Les chaussées revêtues se détériorent au bout de trois mois, des crevasses apparaissent, des boursouflures également, et des plaques d’asphalte se détachent, dénudant ainsi la route. Les travaux exécutés par les entreprises sont à chaque fois refaits à coups de milliards avec des résultats très médiocres. Dans tout cela, «c’est le Trésor public et le citoyen qui payent», indique en substance ledit rapport.
L’une de ces stations implantée à Berrahal, située au niveau de la zone industrielle dénommée «Kalitoussa», a soulevé l’ire de la population qui a transmis une pétition aux autorités locales pour demander la délocalisation de cette usine à haute pollution.
Dans cette station, des nuages de poussières couvrent tout le périmètre et une épaisse fumée noire s’échappe d’une grosse machine, des ouvriers tout couvert de poussières et sans masque de protection s’y affairent et activent pour honorer les commandes.
Il s’agit de faire vite, pour le respect des normes. Le propriétaire qui a tenté, en vain, de nous convaincre que son «affaire» est tout à fait légale et répond aux normes édictées en matière d’environnement et de qualité n’a pas trouvé mieux que nous dire que «puisque je détiens des autorisations des pouvoirs publics, en quoi cela regarde la presse !».
Sans commentaire !
Une autre station que nous avons visitée à la sortie de la ville El-Hadjar est logée à la même enseigne. Située sur un terrain agricole malgré l’interdiction formelle de la loi, elle a été construite sans aucune autorisation et produit chaque jour des tonnes et des tonnes de gravier enrobé.
L’atmosphère, l’air pur, la santé des citoyens, les cultures avoisinantes ? On ne s’en soucie point, l’essentiel est de gagner de l’argent. Une autre station, située presque dans le centre de cette même ville, en face d’un hôtel 4 étoiles, n’a rien à envier aux deux stations déjà visitées.
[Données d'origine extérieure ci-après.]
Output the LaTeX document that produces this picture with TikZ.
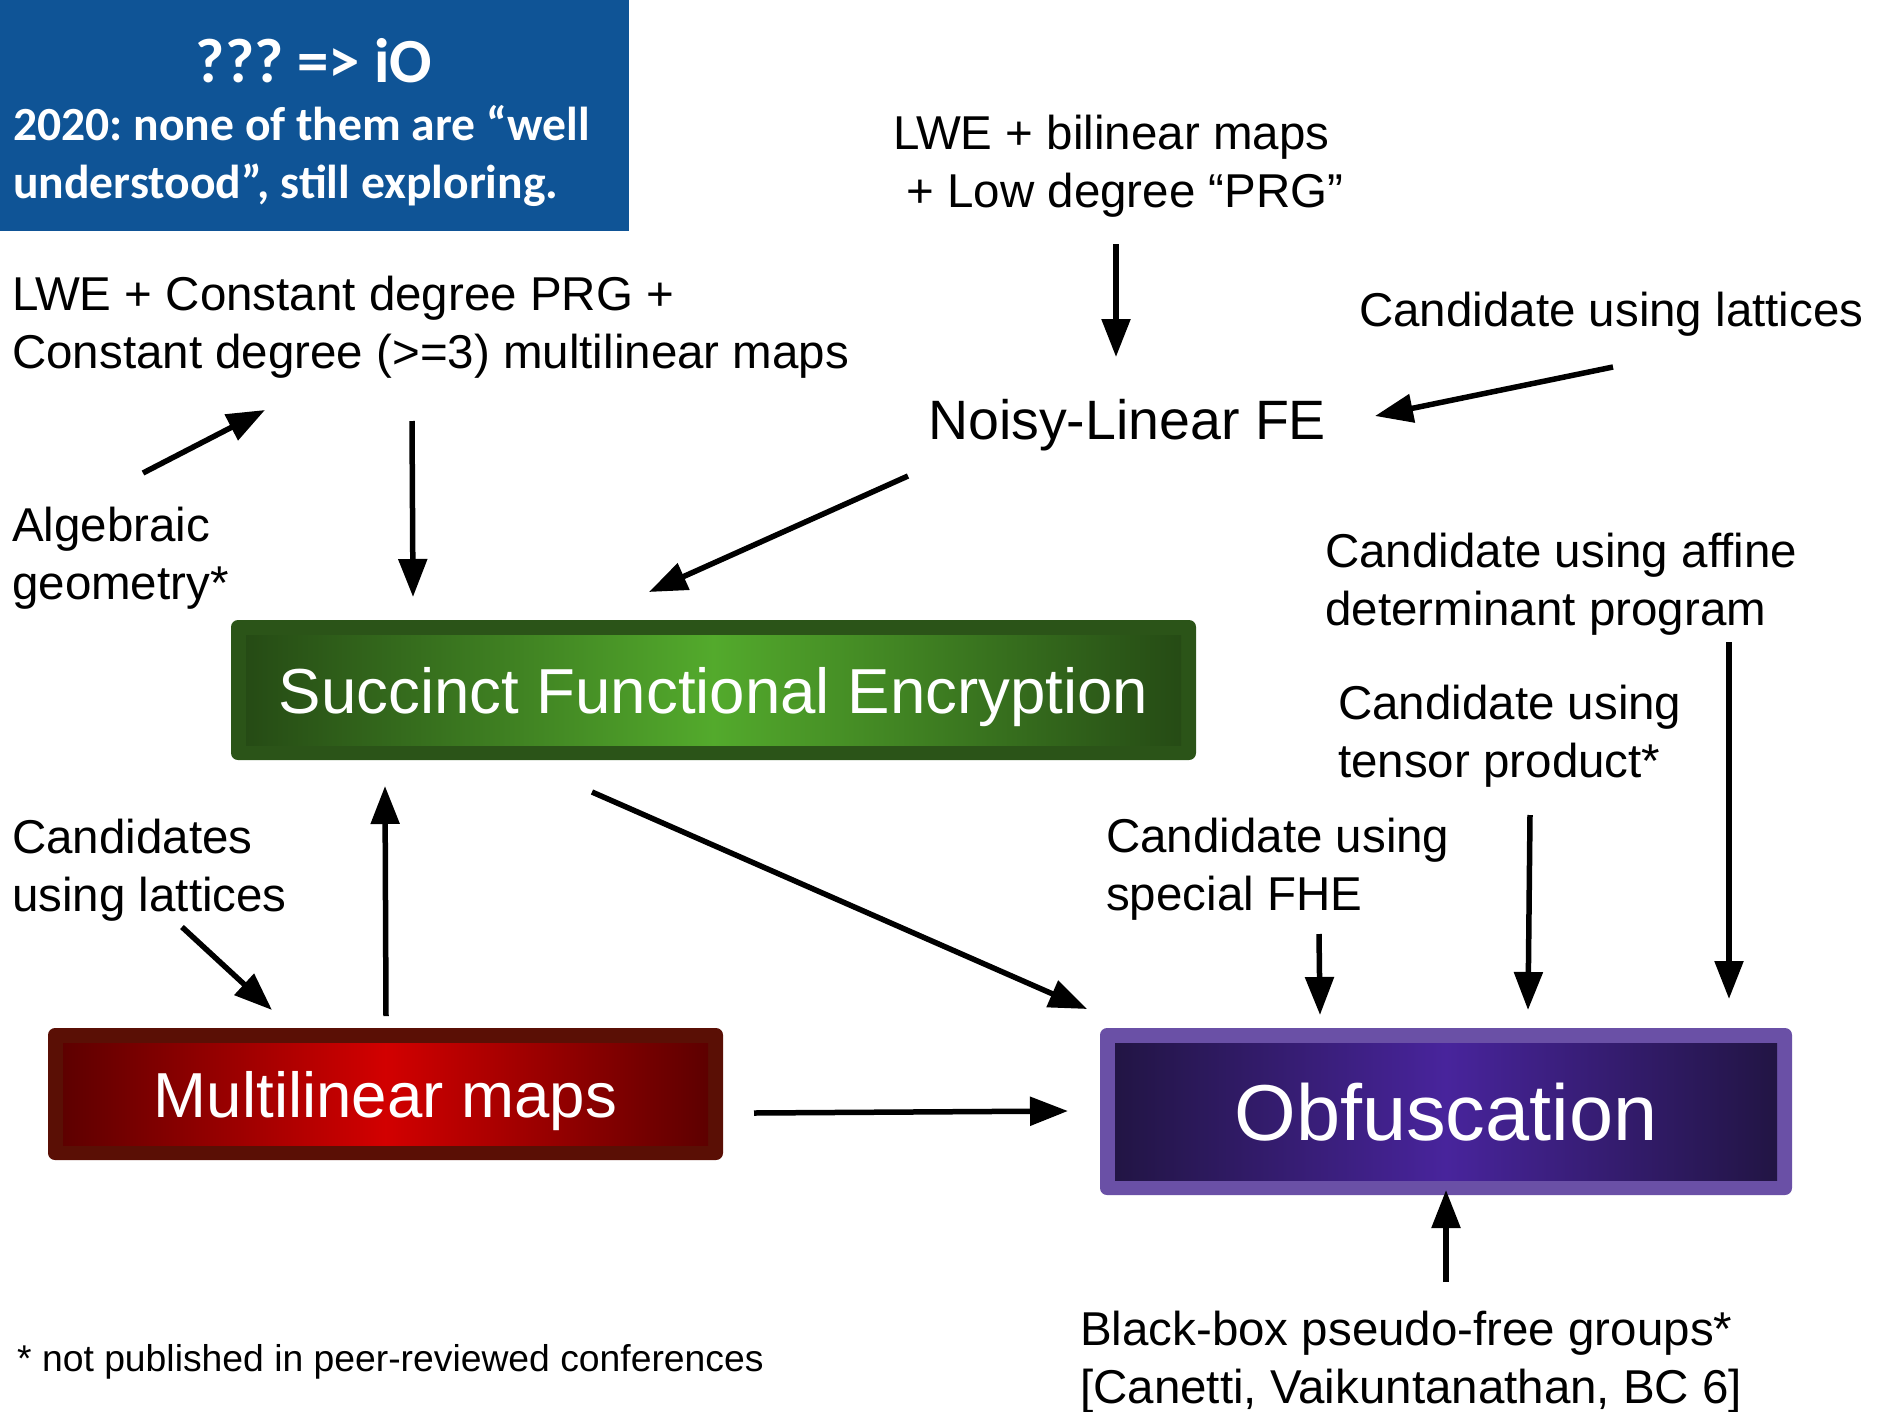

Selon Ali Halimi, président de l’Association nationale de protection de l’environnement et de lutte contre la pollution, «il existe plusieurs dizaines de stations d’enrobage à travers le territoire national qui produisent et vendent sans aucun contrôle.
A l’exemple, à l’Est, nous avons reçu des rapports accablants établis par nos bureaux concernant 11 wilayas. Il faut ouvrir une enquête pour savoir qui vend quoi et pour qui pour comprendre enfin l’état de nos routes et pourquoi le Trésor public est lourdement pénalisé». Et d’ajouter : «On pourrait découvrir également les réels auteurs du massacre de nos routes et les pollueurs sans scrupules.»
En l’absence d’un contrôle rigoureux de ces stations d’enrobage, la situation empire chaque jour. Les ministères en charge des secteurs de l’environnement et des travaux publics devraient au plus vite prendre les mesures qui s’imposent, car il y va de la santé publique.